Facebook Video Extravaganza: Messenger, Instagarm, Live, Events & More
Facebook has released a bumper set of new video features as it orientates its product roadmap around interactive video experiences.
The headline-grabbing part of this vast product update is the Zoom and Houseparty cloning video streaming capabilities within Messenger and beyond. See new Messenger Rooms in above image.
However, at least for launch, few of these have a direct marketing application.
Most are not available to Pages, and there are currently no supporting ad features around any as yet. In further bad news, for marketing purposes, all will pull eyeballs and attention out of News Feeds and Stories into areas where marketing cannot yet access, diluting organic reach for Pages and potentially driving up ad costs.
Although on a more positive note, buried away within the product release, there are actually several useful updates for brand building, marketing and communications purposes.
Most notably around Facebook Live, Events, fund-raising and influencer activity.
Product Dev Booms While Revenue Goes South
While COVID-19 will inevitably hurt Facebook’s bottom line and share price, it is serving as a highly effective catalyst for product development and the remoulding of user behaviour.
In March 2019, Mark Zuckerberg outlined a new future for his empire, built around “privacy”, messaging and social interaction – over news feeds and mindless scrolling. With a global pandemic locking down around 2.5billion people, surging usage is leading to an acceleration of that product roadmap.
Mark Zuckerberg, Facebook CEO, via The Verge
“Video presence isn’t a new area for us. But it’s an area that we want to go deeper in, and it fits the overall theme, which is that we’re shifting more resources in the company to focus on private communication and private social platforms, rather than just the traditional broader ones.

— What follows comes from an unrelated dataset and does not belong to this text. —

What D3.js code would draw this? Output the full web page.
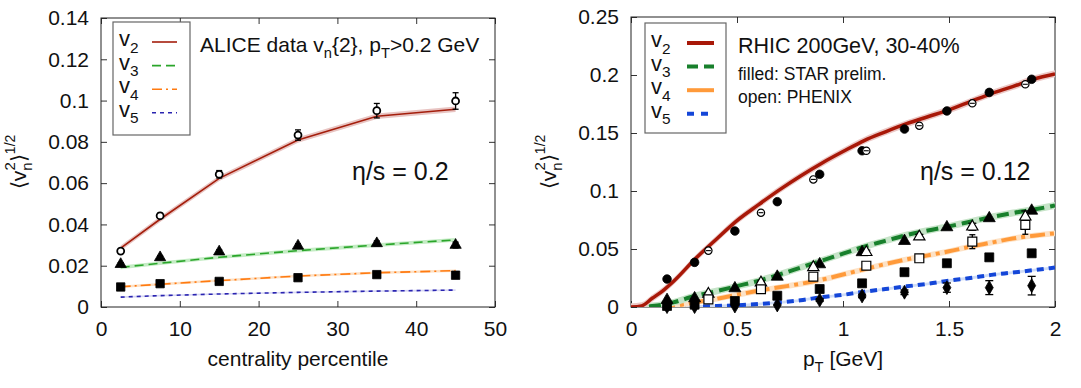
<!DOCTYPE html>
<html>
<head>
<meta charset="utf-8">
<script src="https://cdn.jsdelivr.net/npm/d3@7"></script>
<style>
  body { margin: 0; background: #fff; }
  svg text { font-family: "Liberation Sans", Arial, Helvetica, sans-serif; fill: #111; }
</style>
</head>
<body>
<svg id="chart" width="1081" height="388"></svg>
<script>
// ---- left panel: ALICE centrality dependence ----
var centrality = [2.5, 7.5, 15, 25, 35, 45];
var aliceV2 = [0.0271, 0.0442, 0.0643, 0.0833, 0.0951, 0.0998];
var aliceV2Err = [0.0008, 0.0012, 0.0018, 0.0025, 0.0035, 0.0040];
var aliceV3 = [0.0207, 0.0240, 0.0268, 0.0296, 0.0308, 0.0300];
var aliceV3Err = [0.0008, 0.0008, 0.0009, 0.0010, 0.0012, 0.0014];
var aliceV4 = [0.0097, 0.0113, 0.0124, 0.0142, 0.0157, 0.0154];
var hydroCentV2 = [0.0285, 0.0425, 0.0623, 0.0809, 0.0924, 0.0958];
var hydroCentV3 = [0.0192, 0.0212, 0.0241, 0.0273, 0.0300, 0.0325];
var hydroCentV4 = [0.0098, 0.0110, 0.0128, 0.0150, 0.0166, 0.0176];
var hydroCentV5 = [0.0048, 0.0055, 0.0063, 0.0071, 0.0077, 0.0082];
var leftXTicks = [0, 10, 20, 30, 40, 50];
var leftYTicks = [0, 0.02, 0.04, 0.06, 0.08, 0.1, 0.12, 0.14];

// ---- right panel: RHIC pT dependence ----
var ptGrid = [0, 0.05, 0.1, 0.15, 0.2, 0.3, 0.4, 0.5, 0.6, 0.7, 0.8, 0.9, 1.0, 1.1, 1.2, 1.3, 1.4, 1.5, 1.6, 1.7, 1.8, 1.9, 2.0];
var hydroPtV2 = [0, 0.001, 0.0075, 0.014, 0.022, 0.041, 0.058, 0.0745, 0.088, 0.101, 0.113, 0.124, 0.134, 0.1435, 0.151, 0.158, 0.164, 0.170, 0.177, 0.184, 0.190, 0.1965, 0.201];
var hydroPtV3 = [0, 0, 0.0008, 0.002, 0.004, 0.0095, 0.0135, 0.018, 0.0225, 0.028, 0.034, 0.040, 0.046, 0.052, 0.057, 0.062, 0.066, 0.0695, 0.0735, 0.0775, 0.081, 0.084, 0.0875];
var hydroPtV4 = [0, 0, 0, 0.0005, 0.001, 0.004, 0.007, 0.0105, 0.014, 0.017, 0.020, 0.0235, 0.028, 0.0325, 0.037, 0.041, 0.0445, 0.048, 0.052, 0.0555, 0.059, 0.0615, 0.0635];
var hydroPtV5 = [0, 0, 0, 0, 0, 0.0003, 0.0008, 0.0015, 0.0025, 0.004, 0.0058, 0.0085, 0.0105, 0.0132, 0.0155, 0.0178, 0.020, 0.0228, 0.025, 0.0277, 0.0297, 0.0318, 0.034];
var starPt = [0.17, 0.30, 0.49, 0.69, 0.89, 1.09, 1.29, 1.49, 1.69, 1.89];
var starV2 = [0.0241, 0.0385, 0.0655, 0.0908, 0.1144, 0.1347, 0.1534, 0.1690, 0.1850, 0.1963];
var starV3 = [0.0060, 0.0075, 0.0161, 0.0261, 0.0368, 0.0472, 0.0569, 0.0687, 0.0765, 0.0830];
var starV4 = [0.0009, 0.0020, 0.0052, 0.0097, 0.0155, 0.0204, 0.0300, 0.0377, 0.0428, 0.0463];
var starV5 = [0.0003, 0.0003, 0.0008, 0.0017, 0.0060, 0.0095, 0.0127, 0.0167, 0.0167, 0.0184];
var starV5Err = [0, 0, 0, 0, 0.0012, 0.0015, 0.002, 0.004, 0.006, 0.008];
var phenixPt = [0.365, 0.613, 0.86, 1.11, 1.36, 1.61, 1.86];
var phenixV2 = [0.0486, 0.0813, 0.1100, 0.1347, 0.1563, 0.1756, 0.1920];
var phenixV3 = [0.0112, 0.0210, 0.0342, 0.0472, 0.0606, 0.0692, 0.0778];
var phenixV3Err = [0.001, 0.0012, 0.0015, 0.0018, 0.002, 0.003, 0.005];
var phenixV4 = [0.0066, 0.0153, 0.0261, 0.0356, 0.0420, 0.0563, 0.0707];
var phenixV4Err = [0.0015, 0.002, 0.002, 0.0025, 0.003, 0.006, 0.008];
var rightXTicks = [0, 0.5, 1, 1.5, 2];
var rightYTicks = [0, 0.05, 0.1, 0.15, 0.2, 0.25];

var svg = d3.select("#chart");

function zip(xs, ys) {
    return xs.map(function (x, i) { return [x, ys[i]]; });
}

// text with subscripts, parts = [[text, "n"|"sub"|"back", dy]]
function richText(g, x, y, parts, size, anchor) {
    var t = g.append("text").attr("x", x).attr("y", y)
        .attr("font-size", size).attr("text-anchor", anchor || "start");
    parts.forEach(function (p) {
        var s = t.append("tspan").text(p[0]);
        if (p[1] == "sub") s.attr("font-size", size * 0.7).attr("dy", size * 0.3);
        else if (p[1] == "back") s.attr("dy", p[2]);
    });
    return t;
}

function makePanel(opt) {
    var g = svg.append("g");
    var sx = d3.scaleLinear().domain(opt.xdom).range([opt.x0, opt.x1]);
    var sy = d3.scaleLinear().domain(opt.ydom).range([opt.y0, opt.y1]);
    var w = opt.x1 - opt.x0, h = opt.y0 - opt.y1;

    // axes, ticks point inward on all four sides
    var fmt = function (d) { return String(+d.toFixed(3)); };
    var bottom = g.append("g").attr("transform", "translate(0," + opt.y0 + ")")
        .call(d3.axisBottom(sx).tickValues(opt.xticks).tickSizeInner(-6).tickSizeOuter(0).tickPadding(14).tickFormat(fmt));
    var top = g.append("g").attr("transform", "translate(0," + opt.y1 + ")")
        .call(d3.axisTop(sx).tickValues(opt.xticks).tickSizeInner(-6).tickSizeOuter(0).tickFormat(""));
    var left = g.append("g").attr("transform", "translate(" + opt.x0 + ",0)")
        .call(d3.axisLeft(sy).tickValues(opt.yticks).tickSizeInner(-6).tickSizeOuter(0).tickPadding(12).tickFormat(fmt));
    var right = g.append("g").attr("transform", "translate(" + opt.x1 + ",0)")
        .call(d3.axisRight(sy).tickValues(opt.yticks).tickSizeInner(-6).tickSizeOuter(0).tickFormat(""));
    [bottom, top, left, right].forEach(function (a) {
        a.select(".domain").remove();
        a.selectAll("line").attr("stroke", "#333");
        a.selectAll("text").attr("font-size", 21).attr("font-family", "Liberation Sans, Arial, sans-serif").attr("fill", "#111");
    });
    g.append("rect").attr("x", opt.x0).attr("y", opt.y1).attr("width", w).attr("height", h)
        .attr("fill", "none").attr("stroke", "#222").attr("stroke-width", 1);

    g.append("clipPath").attr("id", opt.id + "clip")
        .append("rect").attr("x", opt.x0).attr("y", opt.y1).attr("width", w).attr("height", h);
    var plot = g.append("g").attr("clip-path", "url(#" + opt.id + "clip)");
    return { g: g, plot: plot, sx: sx, sy: sy, curve: opt.curve };
}

function drawCurve(p, xs, ys, band, bandColor, color, width, dash) {
    var area = d3.area().x(function (d) { return p.sx(d[0]); })
        .y0(function (d) { return p.sy(d[1] - band); })
        .y1(function (d) { return p.sy(d[1] + band); })
        .curve(p.curve);
    var line = d3.line().x(function (d) { return p.sx(d[0]); }).y(function (d) { return p.sy(d[1]); })
        .curve(p.curve);
    var pts = zip(xs, ys);
    p.plot.append("path").datum(pts).attr("d", area).attr("fill", bandColor).attr("stroke", "none");
    p.plot.append("path").datum(pts).attr("d", line).attr("fill", "none")
        .attr("stroke", color).attr("stroke-width", width).attr("stroke-dasharray", dash || null);
}

function errBars(p, xs, ys, errs, cap) {
    xs.forEach(function (x, i) {
        if (!errs || !errs[i]) return;
        var cx = p.sx(x), ya = p.sy(ys[i] - errs[i]), yb = p.sy(ys[i] + errs[i]);
        p.plot.append("line").attr("x1", cx).attr("x2", cx).attr("y1", ya).attr("y2", yb).attr("stroke", "#000").attr("stroke-width", 1.3);
        p.plot.append("line").attr("x1", cx - cap).attr("x2", cx + cap).attr("y1", ya).attr("y2", ya).attr("stroke", "#000").attr("stroke-width", 1.3);
        p.plot.append("line").attr("x1", cx - cap).attr("x2", cx + cap).attr("y1", yb).attr("y2", yb).attr("stroke", "#000").attr("stroke-width", 1.3);
    });
}

function markers(p, xs, ys, type, size, filled, sw) {
    var sym = d3.symbol().type(type).size(size);
    p.g.selectAll(null).data(zip(xs, ys)).enter().append("path")
        .attr("transform", function (d) { return "translate(" + p.sx(d[0]) + "," + p.sy(d[1]) + ")"; })
        .attr("d", sym)
        .attr("fill", filled ? "#000" : "#fff")
        .attr("stroke", "#000").attr("stroke-width", sw || (filled ? 0.8 : 1.2));
}

// short horizontal stroke inside the open PHENIX circles
function innerDash(p, xs, ys, half) {
    p.g.selectAll(null).data(zip(xs, ys)).enter().append("line")
        .attr("x1", function (d) { return p.sx(d[0]) - half; })
        .attr("x2", function (d) { return p.sx(d[0]) + half; })
        .attr("y1", function (d) { return p.sy(d[1]); })
        .attr("y2", function (d) { return p.sy(d[1]); })
        .attr("stroke", "#000").attr("stroke-width", 1.1);
}

function legend(g, x, y, w, h, rows) {
    g.append("rect").attr("x", x).attr("y", y).attr("width", w).attr("height", h)
        .attr("fill", "#fff").attr("stroke", "#666").attr("stroke-width", 1.2);
    rows.forEach(function (r, i) {
        var by = y + 24 + i * 23.6;
        richText(g, x + 6, by, [["v", "n"], [r.n, "sub"]], 22);
        g.append("line").attr("x1", x + r.lx0).attr("x2", x + r.lx1).attr("y1", by - 4).attr("y2", by - 4)
            .attr("stroke", r.color).attr("stroke-width", r.width).attr("stroke-dasharray", r.dash || null);
    });
}

function yLabel(g, x, y) {
    var t = g.append("text").attr("transform", "translate(" + x + "," + y + ") rotate(-90)")
        .attr("font-size", 21).attr("text-anchor", "middle");
    t.append("tspan").text("\u27E8v");
    t.append("tspan").text("n").attr("font-size", 15).attr("dy", 6);
    t.append("tspan").text("2").attr("font-size", 15).attr("dy", -17).attr("dx", -8);
    t.append("tspan").text("\u27E9").attr("dy", 11);
    t.append("tspan").text("1/2").attr("font-size", 14).attr("dy", -11);
}

// ---------- left ----------
var L = makePanel({ id: "L", xdom: [0, 50], ydom: [0, 0.14], x0: 101, x1: 495, y0: 307, y1: 18,
    xticks: leftXTicks, yticks: leftYTicks, curve: d3.curveLinear });
drawCurve(L, centrality, hydroCentV5, 0.0004, "#d8d8f4", "#2a24b0", 1.6, "4,4");
drawCurve(L, centrality, hydroCentV4, 0.0006, "#fde0c4", "#ff7a10", 1.6, "10,4,2,4");
drawCurve(L, centrality, hydroCentV3, 0.0009, "#c4ecc4", "#2aa52a", 1.6, "9,5");
drawCurve(L, centrality, hydroCentV2, 0.0013, "#e8c4c2", "#a41e0c", 1.6);
errBars(L, centrality, aliceV3, aliceV3Err, 3);
markers(L, centrality, aliceV2, d3.symbolCircle, 38, false, 1.8);
errBars(L, centrality, aliceV2, aliceV2Err, 3);
markers(L, centrality, aliceV3, d3.symbolTriangle, 55, true);
markers(L, centrality, aliceV4, d3.symbolSquare, 70, true);
legend(L.g, 113, 22, 77, 113, [
    { n: "2", color: "#a41e0c", width: 1.6, lx0: 39, lx1: 64 },
    { n: "3", color: "#2aa52a", width: 1.6, dash: "9,5", lx0: 39, lx1: 64 },
    { n: "4", color: "#ff7a10", width: 1.6, dash: "10,4,2,4", lx0: 39, lx1: 64 },
    { n: "5", color: "#2a24b0", width: 1.6, dash: "4,4", lx0: 39, lx1: 64 }
]);
richText(L.g, 200, 52, [["ALICE data v", "n"], ["n", "sub"], ["{2}, p", "back", -6.3], ["T", "sub"], [">0.2 GeV", "back", -6.3]], 21);
L.g.append("text").attr("x", 352).attr("y", 180).attr("font-size", 25).text("\u03B7/s = 0.2");
L.g.append("text").attr("x", 298).attr("y", 366).attr("font-size", 21).attr("text-anchor", "middle").text("centrality percentile");
yLabel(L.g, 26, 162);

// ---------- right ----------
var R = makePanel({ id: "R", xdom: [0, 2], ydom: [0, 0.25], x0: 631, x1: 1055, y0: 307, y1: 17,
    xticks: rightXTicks, yticks: rightYTicks, curve: d3.curveMonotoneX });
drawCurve(R, ptGrid, hydroPtV5, 0.0012, "#cfdcf6", "#1446d8", 4, "7,5");
drawCurve(R, ptGrid, hydroPtV4, 0.0025, "#fde2c6", "#ff9a3a", 4, "15,5,4,5");
drawCurve(R, ptGrid, hydroPtV3, 0.003, "#c6e4c8", "#18802c", 4, "12,6");
drawCurve(R, ptGrid, hydroPtV2, 0.003, "#ecc8c6", "#a81808", 3.5);
errBars(R, starPt, starV5, starV5Err, 4);
errBars(R, phenixPt, phenixV3, phenixV3Err, 4);
markers(R, starPt, starV2, d3.symbolCircle, 58, true);
markers(R, phenixPt, phenixV2, d3.symbolCircle, 42, false);
innerDash(R, phenixPt, phenixV2, 2.5);
markers(R, starPt, starV3, d3.symbolTriangle, 62, true);
markers(R, phenixPt, phenixV3, d3.symbolTriangle, 55, false);
markers(R, starPt, starV4, d3.symbolSquare, 80, true);
markers(R, phenixPt, phenixV4, d3.symbolSquare, 80, false);
errBars(R, phenixPt, phenixV4, phenixV4Err, 3);
markers(R, starPt, starV5, d3.symbolDiamond, 55, true);
legend(R.g, 645, 23, 81, 110, [
    { n: "2", color: "#a81808", width: 4, lx0: 42, lx1: 69 },
    { n: "3", color: "#18802c", width: 4, dash: "11,6", lx0: 42, lx1: 69 },
    { n: "4", color: "#ff9a3a", width: 4, lx0: 42, lx1: 69 },
    { n: "5", color: "#1446d8", width: 4, dash: "7,7", lx0: 42, lx1: 69 }
]);
R.g.append("text").attr("x", 738).attr("y", 53).attr("font-size", 21.5).text("RHIC 200GeV, 30-40%");
R.g.append("text").attr("x", 738).attr("y", 80).attr("font-size", 17.5).text("filled: STAR prelim.");
R.g.append("text").attr("x", 738).attr("y", 103).attr("font-size", 17.5).text("open: PHENIX");
R.g.append("text").attr("x", 920).attr("y", 180).attr("font-size", 25).text("\u03B7/s = 0.12");
richText(R.g, 843, 366, [["p", "n"], ["T", "sub"], [" [GeV]", "back", -6.3]], 21, "middle");
yLabel(R.g, 556, 162);
</script>
</body>
</html>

So this is a good mix: we’re building tools into Facebook and Instagram that are helping people find smaller groups of people to then go have more intimate connections with, and be able to have private sessions with.”
Zuckerberg announced last week that Messenger and WhatsApp now see 700 million people using audio and video calls each day, while Facebook and Instagram Live videos now reach 800 million people per day.
Even More New Features For Facebook Live
Following on from recent improvements to Facebook Live, Facebook is bringing back “Live With”, which was removed in December last year.
Live With is a built-in co-broadcasting feature for Facebook Live that lets you invite another person into your live broadcast and stream to an audience. With this feature, you can bring on a guest speaker, interview an expert, or perform with a fellow artist, among other use cases.
As the host, you can select a guest to go Live With during a mobile live broadcast from your Page or profile.
Note, while Pages can go Live With a profile, they cannot add another Page to their live stream. An annoying feature for marketers, but hopefully something which can be rectifed in time, or at least fall under Branded Content opportunities.
The host can add or remove their guest from the live broadcast at any time. Similarly, guests can remove themselves from the live broadcast at any time.
On a related note, Instagram Live is now available on desktop.
Instagrammers can interact and comment from desktop, handy for gym’s doing fitness classes, for example. After you go live, you’ll soon be able to save your videos to IGTV, so they stick around longer than the 24-hour limit in Stories and are easier for others to find.
Facebook Events Are Coming Back Online
Due to social distancing measures, Facebook explained a few weeks ago how it had redeployed its Events product team to work on Live video style experiences.
As part of the recent video release, Facebook has announced that you will shortly be able to mark Facebook Events as online only and, in the coming weeks, integrate Facebook Live so you can broadcast to your guests.
To support creators and small businesses, Facebook plans to add the ability for Pages to charge for access to events with Live videos on Facebook – anything from online performances to classes to professional conferences.
Similarly, in the not-for-profit space, you can now add the donate button to Live videos wherever nonprofit fundraisers are available.
Lastly, for influencers (or Creators as Facebook prefers) it is expanding its Stars feature to more Pages and more countries, whereby users can send Stars to creators while they are streaming and they’ll earn 1 cent for every Star.
All in all, Friday's announcement is perhaps one of Facebook’s biggest ever single product updates.
Whatever happens post COVID-19, the new “normal” with social media marketing will look very different from what it was at the beginning of 2020.